Exercise aim
Review the material and extract every line in which the word "chart" occurs.
· · ·
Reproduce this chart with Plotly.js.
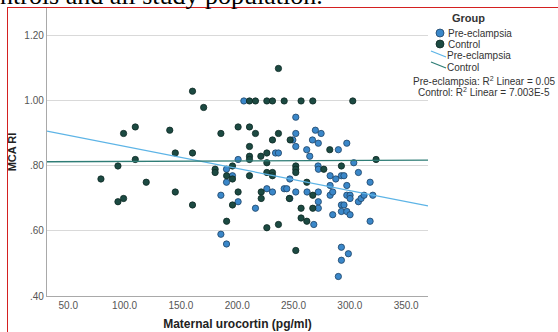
<!DOCTYPE html>
<html>
<head>
<meta charset="utf-8">
<script src="https://cdn.plot.ly/plotly-3.0.1.min.js"></script>
<style>
  html, body { margin:0; padding:0; background:#fff; }
  #wrap { position:relative; width:558px; height:332px; overflow:hidden; background:#fff; }
  #topText { position:absolute; left:0px; top:-17px; font-family:"Liberation Serif","Times New Roman",serif; font-size:26px; line-height:26px; color:#000; white-space:nowrap; z-index:3; }
  #frame { position:absolute; left:7px; top:7px; width:600px; height:400px; border-left:1px solid #d42020; border-top:1px solid #d42020; z-index:2; pointer-events:none; }
  #chart { position:absolute; left:0; top:0; width:558px; height:332px; }
</style>
</head>
<body>
<div id="wrap">
  <div id="chart"></div>
  <div id="frame"></div>
  <div id="topText">ntrols and all study population.</div>
</div>
<script>
// ---- data ----
const ctrlX = [79.0, 94.1, 99.1, 109.5, 94.1, 99.1, 109.5, 119.2, 140.1, 145.0,
  145.0, 160.3, 160.3, 160.3, 170.2, 180.4, 180.4, 185.5, 190.6, 190.6,
  195.8, 195.8, 195.8, 200.8, 200.8, 210.9, 216.2, 210.9, 210.9, 210.9,
  210.9, 210.9, 216.2, 221.0, 221.3, 221.3, 226.3, 231.3, 241.7, 256.7,
  267.1, 302.6, 236.6, 236.6, 231.3, 247.0, 226.3, 226.3, 252.0, 252.0,
  252.0, 276.9, 282.2, 292.5, 323.3, 226.3, 231.3, 231.3, 267.1, 256.7,
  267.1, 256.7, 261.8, 226.3, 236.6, 252.0, 261.8, 246.3];
const ctrlY = [0.76, 0.80, 0.90, 0.92, 0.69, 0.70, 0.82, 0.75, 0.91, 0.84,
  0.72, 0.84, 0.68, 1.03, 0.98, 0.79, 0.78, 0.90, 0.63, 0.77,
  0.80, 0.76, 0.68, 0.72, 0.92, 0.92, 0.90, 0.86, 0.83, 0.82,
  0.77, 1.00, 1.00, 0.83, 0.72, 0.70, 1.00, 1.00, 1.00, 1.00,
  1.00, 1.00, 1.10, 0.90, 0.88, 0.88, 0.84, 0.81, 0.80, 0.79,
  0.78, 0.79, 0.85, 0.80, 0.82, 0.78, 0.78, 0.77, 0.71, 0.67,
  0.67, 0.64, 0.63, 0.61, 0.62, 0.54, 0.75, 0.70];
const peX = [205.9, 252.0, 252.0, 269.4, 274.5, 249.4, 252.0, 266.8, 272.0, 289.8,
  297.3, 261.7, 264.4, 234.0, 236.6, 200.8, 271.8, 272.1, 303.5, 190.5,
  190.5, 195.8, 246.7, 282.5, 287.5, 292.5, 294.8, 307.6, 282.5, 297.3,
  318.0, 185.5, 200.8, 226.3, 231.3, 241.7, 244.0, 246.7, 252.0, 262.0,
  272.0, 282.5, 284.8, 297.3, 300.2, 300.2, 307.6, 310.0, 312.6, 320.4,
  216.2, 272.0, 272.0, 284.8, 292.5, 294.8, 292.5, 297.3, 300.2, 268.0,
  318.0, 185.5, 190.5, 292.5, 298.7, 292.5, 289.8];
const peY = [1.00, 0.95, 0.90, 0.91, 0.90, 0.88, 0.86, 0.88, 0.87, 0.85,
  0.87, 0.85, 0.83, 0.84, 0.84, 0.82, 0.80, 0.79, 0.81, 0.79,
  0.75, 0.77, 0.76, 0.77, 0.76, 0.77, 0.77, 0.78, 0.74, 0.74,
  0.75, 0.71, 0.69, 0.73, 0.72, 0.73, 0.73, 0.70, 0.72, 0.72,
  0.72, 0.71, 0.72, 0.71, 0.71, 0.70, 0.69, 0.70, 0.71, 0.71,
  0.67, 0.67, 0.69, 0.65, 0.68, 0.68, 0.66, 0.66, 0.65, 0.62,
  0.63, 0.59, 0.56, 0.55, 0.53, 0.51, 0.46];
// fitted linear trend lines at both ends of the x axis
const fitX = [31.1, 369.4];
const peFitY = [0.907, 0.677];
const ctrlFitY = [0.813, 0.818];
const groupNames = ["Pre-eclampsia", "Control"];
const r2Labels = ["Pre-eclampsia: R<sup>2</sup> Linear = 0.05", "Control: R<sup>2</sup> Linear = 7.003E-5"];
const xTickVals = [50, 100, 150, 200, 250, 300, 350];
const xTickText = ["50.0", "100.0", "150.0", "200.0", "250.0", "300.0", "350.0"];
const yTickVals = [0.4, 0.6, 0.8, 1.0, 1.2];
const yTickText = [".40", ".60", ".80", "1.00", "1.20"];
const xTitle = "Maternal urocortin (pg/ml)";
const yTitle = "MCA RI";
const legendTitle = "Group";

// ---- styling ----
const xRange = [31.1, 369.4];
const yRange = [0.4, 1.286];
const peFill = "#3a87c9", peEdge = "#1f4466", peLine = "#5db4e6";
const ctFill = "#1c4a42", ctEdge = "#0e2a25", ctLine = "#2f7d76";

const traces = [
  { x: peX, y: peY, type: "scatter", mode: "markers", name: groupNames[0],
    marker: { size: 6.3, color: peFill, line: { color: peEdge, width: 0.8 } }, cliponaxis: false },
  { x: ctrlX, y: ctrlY, type: "scatter", mode: "markers", name: groupNames[1],
    marker: { size: 6.3, color: ctFill, line: { color: ctEdge, width: 0.8 } }, cliponaxis: false },
  { x: fitX, y: peFitY, type: "scatter", mode: "lines", name: groupNames[0],
    line: { color: peLine, width: 1.3 } },
  { x: fitX, y: ctrlFitY, type: "scatter", mode: "lines", name: groupNames[1],
    line: { color: ctLine, width: 1.4 } }
];

// plot area geometry (pixels)
const L = 47, R = 130, T = 8, B = 36, W = 558 - L - R, H = 332 - T - B;
const px = x => (x - L) / W;
const py = y => (T + H - y) / H;

const txt = "#333333";
const ff = "Liberation Sans, Arial";
const annotations = [
  { text: "<b>" + legendTitle + "</b>", x: px(468), y: py(18), xref: "paper", yref: "paper",
    showarrow: false, xanchor: "center", yanchor: "middle", font: { family: ff, size: 11, color: txt } },
  { text: groupNames[0], x: px(446), y: py(33), xref: "paper", yref: "paper", showarrow: false,
    xanchor: "left", yanchor: "middle", font: { family: ff, size: 10, color: txt } },
  { text: groupNames[1], x: px(446), y: py(44), xref: "paper", yref: "paper", showarrow: false,
    xanchor: "left", yanchor: "middle", font: { family: ff, size: 10, color: txt } },
  { text: groupNames[0], x: px(445), y: py(56), xref: "paper", yref: "paper", showarrow: false,
    xanchor: "left", yanchor: "middle", font: { family: ff, size: 10, color: txt } },
  { text: groupNames[1], x: px(445), y: py(67), xref: "paper", yref: "paper", showarrow: false,
    xanchor: "left", yanchor: "middle", font: { family: ff, size: 10, color: txt } },
  { text: r2Labels[0], x: px(484), y: py(81), xref: "paper", yref: "paper", showarrow: false,
    xanchor: "center", yanchor: "middle", font: { family: ff, size: 10, color: txt } },
  { text: r2Labels[1], x: px(484), y: py(92), xref: "paper", yref: "paper", showarrow: false,
    xanchor: "center", yanchor: "middle", font: { family: ff, size: 10, color: txt } }
];

const shapes = [
  { type: "circle", xref: "paper", yref: "paper", xsizemode: "pixel", ysizemode: "pixel",
    xanchor: px(440), yanchor: py(33), x0: -4, x1: 4, y0: -4, y1: 4,
    fillcolor: peFill, line: { color: peEdge, width: 0.8 } },
  { type: "circle", xref: "paper", yref: "paper", xsizemode: "pixel", ysizemode: "pixel",
    xanchor: px(440), yanchor: py(44), x0: -4, x1: 4, y0: -4, y1: 4,
    fillcolor: ctFill, line: { color: ctEdge, width: 0.8 } },
  { type: "line", xref: "paper", yref: "paper", x0: px(431), x1: px(446), y0: py(51), y1: py(57),
    line: { color: peLine, width: 1.2 } },
  { type: "line", xref: "paper", yref: "paper", x0: px(431), x1: px(446), y0: py(62), y1: py(68),
    line: { color: ctLine, width: 1.2 } }
];

const layout = {
  width: 558, height: 332,
  margin: { l: L, r: R, t: T, b: B, pad: 0 },
  paper_bgcolor: "rgba(0,0,0,0)", plot_bgcolor: "#ffffff",
  showlegend: false,
  font: { family: "Liberation Sans, Arial, sans-serif", size: 10, color: "#555555" },
  xaxis: {
    range: xRange, tickvals: xTickVals, ticktext: xTickText, showgrid: false, zeroline: false,
    showline: true, linecolor: "#a9a9a9", linewidth: 1.2, ticks: "",
    tickfont: { size: 10, color: "#555555" },
    title: { text: xTitle, font: { size: 12, color: "#222222", weight: "bold" }, standoff: 9 }
  },
  yaxis: {
    range: yRange, tickvals: yTickVals, ticktext: yTickText, showgrid: true, gridcolor: "#d9d9d9", gridwidth: 1,
    zeroline: false, showline: true, linecolor: "#a9a9a9", linewidth: 1.2, ticks: "",
    tickfont: { size: 10, color: "#555555" },
    title: { text: yTitle, font: { size: 11, color: "#222222", weight: "bold" }, standoff: 5 }
  },
  annotations: annotations,
  shapes: shapes
};

Plotly.newPlot("chart", traces, layout, { staticPlot: true, displayModeBar: false });
</script>
</body>
</html>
· · ·
Full answer
Reproduce this chart with Plotly.js.
  #chart { position:absolute; left:0; top:0; width:558px; height:332px; }
  <div id="chart"></div>
Plotly.newPlot("chart", traces, layout, { staticPlot: true, displayModeBar: false });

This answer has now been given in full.